2. The formal requisites of the commitment are, 1st. that it be in writing, under hand, and seal, and show the authority of the magistrate, and the time and place of making it. 3 Har. & McHen. 113; Charl. 280; 3 Cranch, R. 448; see Harp. R. 313. In this case it is said a seal is not indispensable.
3. - 2d. It must be made in the name of the United States, or of the commonwealth, or people, as required by the constitution of the United States or, of the several states.
4. - 3d. It should be directed to the keeper of the prison, and not generally to carry the party to prison. 2 Str. 934; 1 Ld. Raym. 424.
5. - 4th. The prisoner should be described by his name and surname, or the name he gives as his.
6. - 5th. The commitment ought to state that the party has been charged on oath. 3 Cranch, R.448. But see 2 Virg. Cas. 504; 2 Bail.
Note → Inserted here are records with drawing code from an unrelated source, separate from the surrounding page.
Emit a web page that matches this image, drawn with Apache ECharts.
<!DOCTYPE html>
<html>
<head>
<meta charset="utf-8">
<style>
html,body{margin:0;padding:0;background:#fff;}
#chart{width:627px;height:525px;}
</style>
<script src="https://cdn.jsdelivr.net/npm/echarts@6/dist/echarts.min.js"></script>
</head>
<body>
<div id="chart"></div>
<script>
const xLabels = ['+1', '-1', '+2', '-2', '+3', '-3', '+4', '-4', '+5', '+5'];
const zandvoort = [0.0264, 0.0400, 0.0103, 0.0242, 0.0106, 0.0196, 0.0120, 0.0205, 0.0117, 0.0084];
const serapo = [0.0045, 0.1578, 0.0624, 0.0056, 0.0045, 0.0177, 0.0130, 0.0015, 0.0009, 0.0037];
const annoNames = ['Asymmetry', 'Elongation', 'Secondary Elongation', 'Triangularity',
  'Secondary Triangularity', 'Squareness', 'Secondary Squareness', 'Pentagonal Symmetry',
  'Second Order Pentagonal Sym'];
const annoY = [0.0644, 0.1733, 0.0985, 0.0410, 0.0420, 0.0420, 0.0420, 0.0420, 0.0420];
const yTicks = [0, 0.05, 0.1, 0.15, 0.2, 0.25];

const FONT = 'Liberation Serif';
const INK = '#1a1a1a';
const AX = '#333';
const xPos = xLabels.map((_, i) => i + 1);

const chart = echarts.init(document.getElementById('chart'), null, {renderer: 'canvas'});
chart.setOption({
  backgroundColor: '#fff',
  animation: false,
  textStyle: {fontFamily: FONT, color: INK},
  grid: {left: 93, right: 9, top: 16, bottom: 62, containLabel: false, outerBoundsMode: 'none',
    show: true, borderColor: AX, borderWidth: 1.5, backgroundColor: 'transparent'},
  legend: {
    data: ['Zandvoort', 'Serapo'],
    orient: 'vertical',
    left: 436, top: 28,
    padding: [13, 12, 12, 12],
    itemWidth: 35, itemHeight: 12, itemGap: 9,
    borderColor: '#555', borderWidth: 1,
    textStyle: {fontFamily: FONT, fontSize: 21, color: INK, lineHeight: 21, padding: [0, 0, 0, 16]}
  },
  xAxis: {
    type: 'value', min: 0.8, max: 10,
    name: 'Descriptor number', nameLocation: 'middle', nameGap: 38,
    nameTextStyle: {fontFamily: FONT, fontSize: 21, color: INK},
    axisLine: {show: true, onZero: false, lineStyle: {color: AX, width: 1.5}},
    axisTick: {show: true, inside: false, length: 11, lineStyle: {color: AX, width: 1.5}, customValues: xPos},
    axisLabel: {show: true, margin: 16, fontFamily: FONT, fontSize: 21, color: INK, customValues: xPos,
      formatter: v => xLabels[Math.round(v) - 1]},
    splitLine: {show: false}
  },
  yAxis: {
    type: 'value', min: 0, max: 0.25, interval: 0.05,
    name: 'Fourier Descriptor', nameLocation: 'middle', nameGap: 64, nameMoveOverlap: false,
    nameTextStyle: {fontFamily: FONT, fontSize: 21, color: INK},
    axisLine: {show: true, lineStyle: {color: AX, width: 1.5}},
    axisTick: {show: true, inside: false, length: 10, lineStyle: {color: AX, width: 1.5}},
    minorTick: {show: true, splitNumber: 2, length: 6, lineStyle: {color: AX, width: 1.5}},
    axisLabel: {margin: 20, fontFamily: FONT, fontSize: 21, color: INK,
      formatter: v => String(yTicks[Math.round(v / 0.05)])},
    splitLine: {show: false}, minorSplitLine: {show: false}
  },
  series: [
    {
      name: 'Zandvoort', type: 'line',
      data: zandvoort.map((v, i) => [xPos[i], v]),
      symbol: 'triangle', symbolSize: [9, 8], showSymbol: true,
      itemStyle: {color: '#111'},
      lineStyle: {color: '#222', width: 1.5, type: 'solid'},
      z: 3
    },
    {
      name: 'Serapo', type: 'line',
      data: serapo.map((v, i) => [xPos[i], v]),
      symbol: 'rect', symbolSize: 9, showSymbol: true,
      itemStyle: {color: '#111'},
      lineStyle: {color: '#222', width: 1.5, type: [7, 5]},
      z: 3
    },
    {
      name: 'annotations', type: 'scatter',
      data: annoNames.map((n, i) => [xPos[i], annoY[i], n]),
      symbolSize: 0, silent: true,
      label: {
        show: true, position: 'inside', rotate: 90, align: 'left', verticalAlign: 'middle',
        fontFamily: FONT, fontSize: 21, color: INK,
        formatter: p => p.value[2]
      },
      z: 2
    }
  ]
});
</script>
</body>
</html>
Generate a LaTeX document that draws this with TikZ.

R. 290.
7. - 6th. The particular crime charged against the prisoner should be mentioned with convenient certainty. 3 Cranch, R. 449; 11 St. Tr. 304. 318; Hawk. B. 2, c. 16, s. 16 Chit. Cr. Law, 110.
8. - 7th. The commitment should point out the place of imprisonment, and not merely direct that the party be taken to prison. 2 Str. 934; 1 Ld. Ray. 424.
9. - 8th. In a final commitment, the command to the keeper of the prison should be to keep the prisoner "until he shall be discharged by due course of law," when the offence is not bailable; when it is bailable the gaoler should be, directed to keep the prisoner in his "said custody for want of sureties, or until he shall be discharged by due course of law." When the commitment is not final, it is usual to commit the prisoner "for further hearing." The commitment is also called a mittimus. (q.v.)
10. The act of sending a person to prison charged with the commission of a crime by virtue of such a warrant is also called a commitment. Vide, generally, 4 Vin. Ab. 576; Bac. Ab. h.t.; 4 Cranch, R. 129; 4 Dall. R. 412; 1 Ashm. R. 248; 1 Cowen, R. 144; 3 Conn. R. 502; Wright, R. 691; 2 Virg. Cas. 276; Hardin, R. 249; 4 Mass. R. 497; 14 John. R. 371 2 Virg. Cas. 594; 1 Tyler, R. 444; U. S. Dig. h.t.